Drangleic isimli bir yerde bu lanetin şifasının bulunduğu söylentisi yayılmaktadır, karakterimiz burayı ziyaret edecek ve Firekeeper adını verdiklerimize ulaşıp eski insan formuna dönmek için mücadele verecektir.
Bunu başarır ve Majula’ya doğru yola koyulur karakterimiz orada ise Emerald Herald ile tanışır. Kralı bulmak asıl görevi olduğundan yola koyulmak ister ancak hazır değildir. Önüne çıkan dev yaratıkları alt edip eski kudretine kavuşmalıdır.
Bu kolay bir iş değildir, bu 4 büyük düşmanla yüzleşmesi gerekmektedir karakterimizin bunlar ise Lost Sinner, Old Iron King, The Rotten ve Duke Dear’s Freja’dır. Bunları alt eder ve Drangleic Kalesine yani kralın peşine düşer.
Karakterimiz ulaşır ulaşmasına ama kralla yüzleştikten kısa bir süre sonra kandırıldığını anlar. Asıl kötü karakterimiz Nashandra’dır ve onun peşine düşmesi gerekmektedir.

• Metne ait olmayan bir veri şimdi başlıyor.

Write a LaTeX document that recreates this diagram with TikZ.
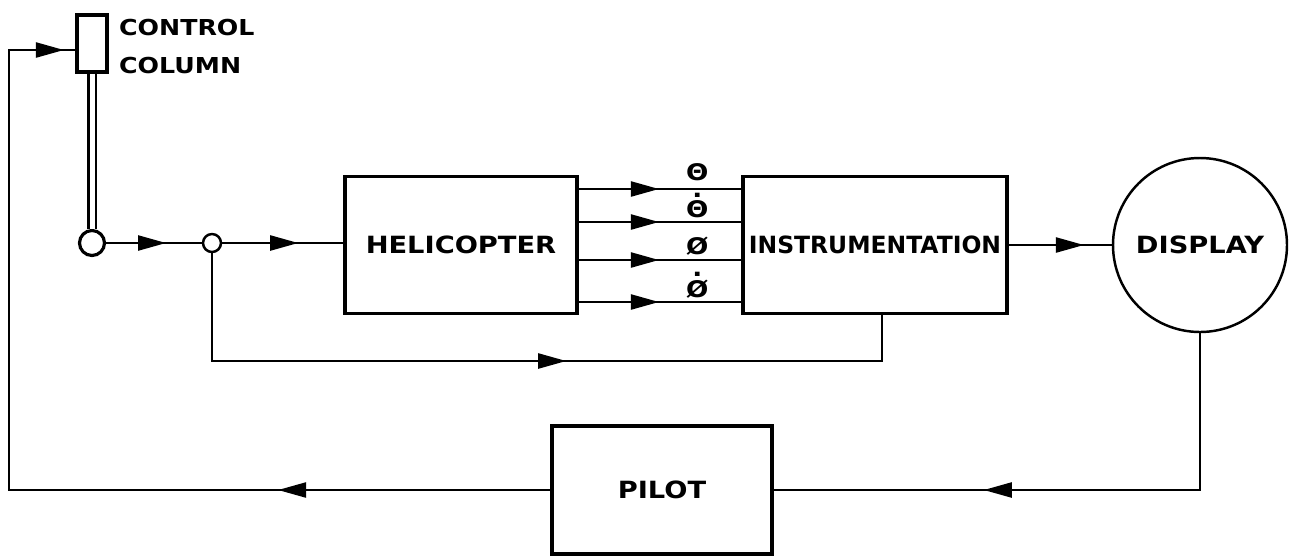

Karakterimiz Nashandra’yı da yok eder ve lanet yok olur fakat herkesin aklında tek bir soru vardır. Tahtın sahibi kim olacaktır?

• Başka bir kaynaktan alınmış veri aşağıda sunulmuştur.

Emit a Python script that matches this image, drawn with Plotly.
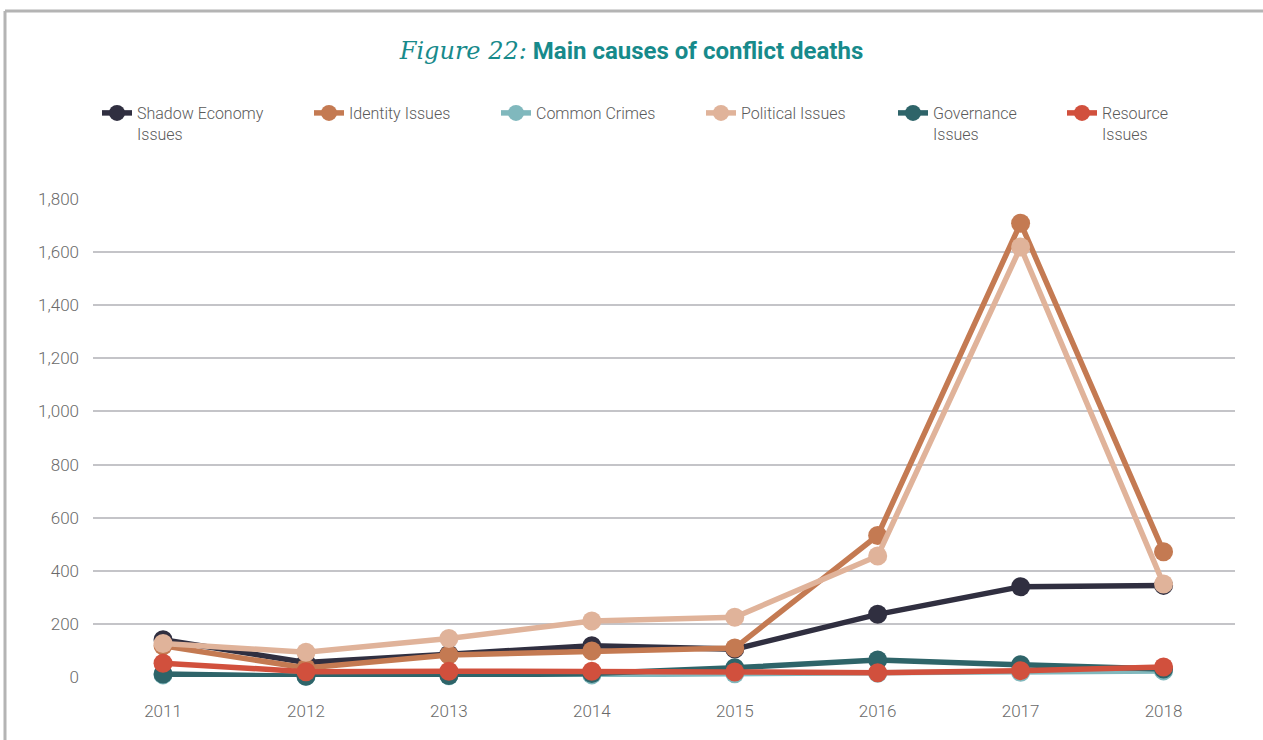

Burada tahminimden çok daha fazla internete baktım gerçekten hikayeyi hiç hatırlamıyormuşum onu anladım. Bunu bir kenara bırakırsak hikaye bence epey iyi. Souls oyunları hiç bir zaman hikayeleriyle öne çıkan yapımlar olmadığı için bu hikayeyi ben epey iyi olarak kabul ediyorum, aynı zamanda bu hikayenin bazı kısımları bana nedense geliştirici ekipler farklı olmasına rağmen Bloodborne hikayesini de anımsattı. Bu oyunda danışman olarak Miyazaki’nin yer aldığını düşünürsek hikaye konusunda Bloodborne’dan örnekler vermiş olabilir Dark Souls 2 ekibine. Ben epey beğendim ve benden geçer not aldı.
Oynanış:
Oynanış hakkında pek söylenecek bir şey yok, epey sıradan bir Dark Souls oynanışı var oyunun vur, kaç, vur mantığında ama epey çeşitli. Silahlar falan bolca bulunuyor oyunda ancak bu pek önemli değil çünkü oyun boyunca maksimum 2-3 silah kullanıyorsunuz sabit olarak.

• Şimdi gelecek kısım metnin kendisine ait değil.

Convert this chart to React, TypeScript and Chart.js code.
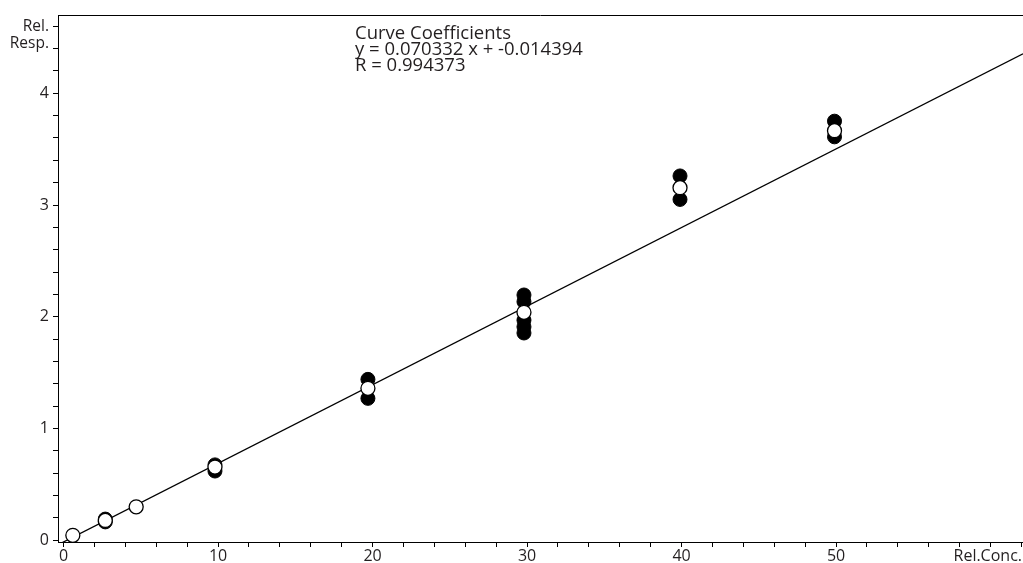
import React, { useEffect, useRef } from 'react';
import { Chart, registerables } from 'chart.js';

Chart.register(...registerables);

// ---- data ----
const filledX = [2.7, 2.7, 9.8, 9.8, 19.7, 19.7, 29.8, 29.8, 29.8, 29.8, 29.8, 39.9, 39.9, 49.9, 49.9];
const filledY = [0.19, 0.165, 0.675, 0.62, 1.44, 1.27, 2.195, 2.135, 1.97, 1.91, 1.855, 3.26, 3.05, 3.75, 3.61];
const openX = [0.6, 2.7, 4.7, 9.8, 19.7, 29.8, 39.9, 49.9];
const openY = [0.045, 0.178, 0.3, 0.655, 1.36, 2.04, 3.155, 3.665];

const slope = 0.070332;
const intercept = -0.014394;
const rValue = 0.994373;

const xMin = -0.36;
const xMax = 62.1;
const yMin = -0.015;
const yMax = 4.7;
const xMinorStep = 2;
const yMinorStep = 0.2;
const xLabelValues = [0, 10, 20, 30, 40, 50];
const yLabelValues = [0, 1, 2, 3, 4];

const annotationLines = ['Curve Coefficients', `y = ${slope} x + ${intercept}`, `R = ${rValue}`];
const yTitleLines = ['Rel.', 'Resp.'];
const xTitle = 'Rel.Conc.';

const FONT = '"Open Sans", Lato, sans-serif';
const TEXT = '#231f20';

const labelFor = (v: number, list: number[]) => {
  const hit = list.find((l) => Math.abs(l - v) < 1e-6);
  return hit === undefined ? '' : String(hit);
};

const decorPlugin = {
  id: 'decor',
  afterDraw(chart: any) {
    const { ctx, chartArea } = chart;
    ctx.save();
    // top frame line
    ctx.strokeStyle = '#000';
    ctx.lineWidth = 1;
    ctx.beginPath();
    ctx.moveTo(chartArea.left, chartArea.top + 0.5);
    ctx.lineTo(chartArea.right, chartArea.top + 0.5);
    ctx.stroke();

    ctx.fillStyle = TEXT;
    ctx.textBaseline = 'alphabetic';
    // annotation
    ctx.font = `18.5px ${FONT}`;
    ctx.textAlign = 'left';
    annotationLines.forEach((t, i) => ctx.fillText(t, 355, 39 + i * 16));
    // y title
    ctx.font = `15.5px ${FONT}`;
    ctx.textAlign = 'right';
    yTitleLines.forEach((t, i) => ctx.fillText(t, 49, 31 + i * 17));
    // x title
    ctx.font = `16px ${FONT}`;
    ctx.fillText(xTitle, chart.width - 1, 561);
    ctx.restore();
  },
};

export default function App() {
  const ref = useRef<HTMLCanvasElement>(null);

  useEffect(() => {
    if (!ref.current) return;
    const lineData = [
      { x: xMin, y: slope * xMin + intercept },
      { x: xMax, y: slope * xMax + intercept },
    ];
    const chart = new Chart(ref.current, {
      type: 'scatter',
      data: {
        datasets: [
          {
            label: 'open',
            data: openX.map((x, i) => ({ x, y: openY[i] })),
            pointRadius: 7,
            pointBackgroundColor: '#fff',
            pointBorderColor: '#000',
            pointBorderWidth: 1.3,
            order: 0,
          },
          {
            label: 'filled',
            data: filledX.map((x, i) => ({ x, y: filledY[i] })),
            pointRadius: 7,
            pointBackgroundColor: '#000',
            pointBorderColor: '#000',
            pointBorderWidth: 1,
            order: 1,
          },
          {
            label: 'fit',
            data: lineData,
            showLine: true,
            pointRadius: 0,
            borderColor: '#000',
            borderWidth: 1.3,
            order: 2,
          } as any,
        ],
      },
      options: {
        responsive: false,
        animation: false,
        events: [],
        layout: { autoPadding: false, padding: { top: 15, right: 0, left: 0, bottom: 0 } },
        plugins: { legend: { display: false }, tooltip: { enabled: false }, title: { display: false } },
        scales: {
          x: {
            type: 'linear',
            min: xMin,
            max: xMax,
            afterFit: (s: any) => {
              s.height = 21;
              s.paddingRight = 0;
              s.paddingLeft = 0;
            },
            border: { display: true, color: '#000', width: 1 },
            grid: { display: true, drawOnChartArea: false, drawTicks: true, tickLength: 5, color: '#000', tickColor: '#000' },
            ticks: {
              stepSize: xMinorStep,
              includeBounds: false,
              autoSkip: false,
              maxRotation: 0,
              maxTicksLimit: 1000,
              padding: 0,
              color: TEXT,
              font: { size: 16, family: FONT },
              callback: (v: any) => labelFor(Number(v), xLabelValues),
            },
          },
          y: {
            type: 'linear',
            min: yMin,
            max: yMax,
            afterFit: (s: any) => {
              s.width = 58;
              s.paddingTop = 0;
              s.paddingBottom = 0;
            },
            border: { display: true, color: '#000', width: 1 },
            grid: { display: true, drawOnChartArea: false, drawTicks: true, tickLength: 5, color: '#000', tickColor: '#000' },
            ticks: {
              stepSize: yMinorStep,
              includeBounds: false,
              autoSkip: false,
              maxTicksLimit: 1000,
              padding: 4,
              color: TEXT,
              font: { size: 16, family: FONT },
              callback: (v: any) => labelFor(Number(v), yLabelValues),
            },
          },
        },
      },
      plugins: [decorPlugin],
    });
    return () => chart.destroy();
  }, []);

  return (
    <div style={{ position: 'fixed', left: 0, top: 0, width: 1023, height: 563, background: '#fff' }}>
      <canvas ref={ref} width={1023} height={563} />
    </div>
  );
}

Yalnızca şunu belirtebilirim ki karakterimiz bu oyunda diğer oyunlara kıyasla fazla hantal. Ne ilk Dark Souls ne de üçüncü Dark Souls’da karakterimiz bu kadar hantal değil ve ironiktir ki aynı anda geliştirilen Bloodborne en hızlı Soulsborne oyunlarından biri. Bundan dolayı mı bu kararı verdiler bilmiyorum ama bazı noktalarda oyuncuyu gerçekten oyundan soğutabiliyor en azından beni soğutmuştu. Oyuna “ya şimdi bu karakter çok hantal 2 saat yine bir şey yapamayacağım” diyip girmeyesim olduğu zamanlar vardı ki bunu başka hiç bir oyunda yaşamadım ben. Bir süre sonra alışıyorsunuz ama onu da aklınızda bulundurun.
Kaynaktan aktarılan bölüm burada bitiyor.